You might’ve seen people on the internet saying “it’s like my autocomplete gets me.” Indeed, Keyboard protection AI has come a long way so much so that it can almost complete your sentences. So, why shouldn’t developers get the benefit of auto-complete too?
For years, IDEs (Integrated Development Environment) have tried to make development quicker by predicting the next part of a developer’s code. Now, startups like Codota are using AI to help developers with code completion on any code editor.
Yahav told me that Codota differs from other code completion AIs as it’s able to predict the next token completion by leaning on an AI-based code ‘dictionary.’ He added that the model is tuned to your needs and your development environment:
Codota’s model can be different for each developer, suited to their needs and their development environment. It is able to predict pontentially long completions for you that would have high likelyhood of appearing in your application.
This is different from when a code completed tool predicts common methods of completing that piece of code. For instance, if you’re building a class for students, Codota’s AI will suggest name and ID variable along with constructor for the class.

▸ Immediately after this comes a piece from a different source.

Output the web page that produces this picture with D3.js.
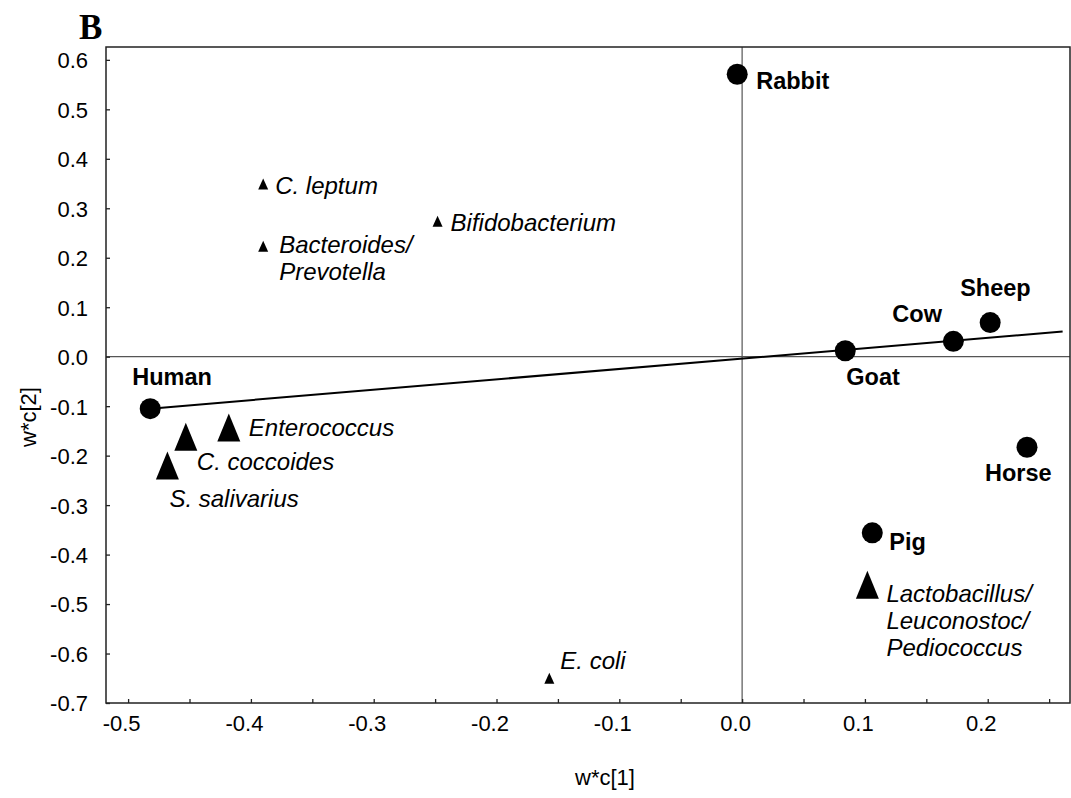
<!DOCTYPE html>
<html>
<head>
<meta charset="utf-8">
<script src="https://cdn.jsdelivr.net/npm/d3@7"></script>
<style>
  body { margin: 0; background: #fff; }
  svg { display: block; }
  text { font-family: "Liberation Sans", Arial, sans-serif; fill: #000; }
</style>
</head>
<body>
<svg width="1071" height="798"></svg>
<script>
/* -------------------------- Data -------------------------- */
// hosts (circles)
var hostNames = ['Rabbit', 'Human', 'Goat', 'Cow', 'Sheep', 'Horse', 'Pig'];
var hostX = [-0.004, -0.482, 0.084, 0.172, 0.202, 0.232, 0.106];
var hostY = [0.571, -0.105, 0.012, 0.031, 0.069, -0.183, -0.356];

// bacterial groups (triangles)
var groupNames = [
  ['Enterococcus'], ['C. coccoides'], ['S. salivarius'],
  ['Lactobacillus/', 'Leuconostoc/', 'Pediococcus'],
  ['C. leptum'], ['Bacteroides/', 'Prevotella'], ['Bifidobacterium'], ['E. coli']
];
var groupX = [-0.418, -0.453, -0.468, 0.102, -0.390, -0.390, -0.248, -0.157];
var groupY = [-0.143, -0.162, -0.220, -0.461, 0.349, 0.223, 0.274, -0.650];
var groupMajor = [true, true, true, true, false, false, false, false];

// fitted line
var lineX = [-0.482, 0.261];
var lineY = [-0.105, 0.051];

// ticks
var xTicks = [-0.5, -0.4, -0.3, -0.2, -0.1, 0.0, 0.1, 0.2];
var xMinor = [-0.45, -0.35, -0.25, -0.15, -0.05, 0.05, 0.15, 0.25];
var yTicks = [0.6, 0.5, 0.4, 0.3, 0.2, 0.1, 0.0, -0.1, -0.2, -0.3, -0.4, -0.5, -0.6, -0.7];

/* ------------------------- Layout ------------------------- */
var config = {
  left: 106, right: 1070, top: 47, bottom: 703,
  font: 22,       // ticks + axis titles
  boldFont: 23.5, // host labels
  italFont: 24    // group labels
};

// label offsets from marker centre (px)
var hostLabelOff = [[19, 15], [-18, -24], [1, 34], [-61, -19], [-30, -27], [-42, 34], [17, 17]];
var groupLabelOff = [[20, 9], [11, 33], [2, 41], [19, 17], [12, 10], [16, 7], [13, 10], [11, -9]];

// plain hyphen instead of unicode minus
var fmt = function (d) { return d3.format('.1f')(d).replace('\u2212', '-'); };

var svg = d3.select('svg');

var x = d3.scaleLinear()
  .domain([-0.518, 0.267])
  .range([config.left, config.right]);
var y = d3.scaleLinear()
  .domain([-0.7, 0.626])
  .range([config.bottom, config.top]);

// zero lines
svg.append('line')
  .attr('x1', x(0)).attr('x2', x(0))
  .attr('y1', config.top).attr('y2', config.bottom)
  .attr('stroke', '#555').attr('stroke-width', 1.2);
svg.append('line')
  .attr('x1', config.left).attr('x2', config.right)
  .attr('y1', y(0)).attr('y2', y(0))
  .attr('stroke', '#555').attr('stroke-width', 1.2);

// frame
svg.append('rect')
  .attr('x', config.left).attr('y', config.top)
  .attr('width', config.right - config.left)
  .attr('height', config.bottom - config.top)
  .attr('fill', 'none').attr('stroke', '#222').attr('stroke-width', 1.5);

// x axis
var xAxis = d3.axisBottom(x)
  .tickValues(xTicks.concat(xMinor))
  .tickSizeInner(-4).tickSizeOuter(0)
  .tickFormat(function (d) { return xTicks.indexOf(d) >= 0 ? fmt(d) : ''; });
var gx = svg.append('g')
  .attr('transform', 'translate(0,' + config.bottom + ')')
  .call(xAxis);
gx.select('.domain').remove();
gx.selectAll('line').attr('stroke', '#222').attr('stroke-width', 1.3);
gx.selectAll('text')
  .attr('y', 28).attr('dy', 0).attr('x', -7)
  .style('font-size', config.font + 'px');

// y axis
var yAxis = d3.axisLeft(y)
  .tickValues(yTicks)
  .tickSizeInner(-4).tickSizeOuter(0)
  .tickFormat(fmt);
var gy = svg.append('g')
  .attr('transform', 'translate(' + config.left + ',0)')
  .call(yAxis);
gy.select('.domain').remove();
gy.selectAll('line').attr('stroke', '#222').attr('stroke-width', 1.3);
gy.selectAll('text')
  .attr('x', -18).attr('dy', '0.36em')
  .style('font-size', config.font + 'px');

// axis titles
svg.append('text')
  .attr('x', 605).attr('y', 785)
  .attr('text-anchor', 'middle')
  .style('font-size', config.font + 'px')
  .text('w*c[1]');
svg.append('text')
  .attr('transform', 'translate(36,417) rotate(-90)')
  .attr('text-anchor', 'middle')
  .style('font-size', config.font + 'px')
  .text('w*c[2]');

// panel letter
svg.append('text')
  .attr('x', 79).attr('y', 39)
  .style('font-family', '"Liberation Serif", "Times New Roman", serif')
  .style('font-weight', 'bold')
  .style('font-size', '35px')
  .text('B');

// fitted line
svg.append('line')
  .attr('x1', x(lineX[0])).attr('y1', y(lineY[0]))
  .attr('x2', x(lineX[1])).attr('y2', y(lineY[1]))
  .attr('stroke', '#000').attr('stroke-width', 2);

// triangles
function tri(w, h) {
  return 'M0,' + (-h / 2) + 'L' + (w / 2) + ',' + (h / 2) + 'L' + (-w / 2) + ',' + (h / 2) + 'Z';
}
groupNames.forEach(function (name, i) {
  var cx = x(groupX[i]), cy = y(groupY[i]);
  svg.append('path')
    .attr('transform', 'translate(' + cx + ',' + cy + ')')
    .attr('d', groupMajor[i] ? tri(23, 28) : tri(10, 11))
    .attr('fill', '#000');
  var t = svg.append('text')
    .attr('x', cx + groupLabelOff[i][0])
    .attr('y', cy + groupLabelOff[i][1])
    .style('font-style', 'italic')
    .style('font-size', config.italFont + 'px');
  name.forEach(function (line, j) {
    t.append('tspan')
      .attr('x', cx + groupLabelOff[i][0])
      .attr('dy', j === 0 ? 0 : 27)
      .text(line);
  });
});

// circles
hostNames.forEach(function (name, i) {
  var cx = x(hostX[i]), cy = y(hostY[i]);
  svg.append('circle')
    .attr('cx', cx).attr('cy', cy).attr('r', 10.5)
    .attr('fill', '#000');
  svg.append('text')
    .attr('x', cx + hostLabelOff[i][0])
    .attr('y', cy + hostLabelOff[i][1])
    .style('font-weight', 'bold')
    .style('font-size', config.boldFont + 'px')
    .text(name);
});
</script>
</body>
</html>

Last year, Codota acquired Tabnine, one of the most popular AI-based code-completion tools around. Tabnine’s algorithm is based on OpenAI’s GPT-2 natural language processing model. In contrast, Codota’s model is trained on tons of open-source code to understand semantics. Currently, more than a million developers use these products.
For its next steps, the company wants to allow developers to impart their knowledge to AI for specialized cases. For instance, if you’re using an API, AI will suggest you the right way to use it.
Adam Smith, Kite’s co-founder, is buoyant about AI’s role in programming. He said that he can imagine a future where every development environment uses machine learning for code-completion and provides assistance to the programmer so they can focus more on problem-solving.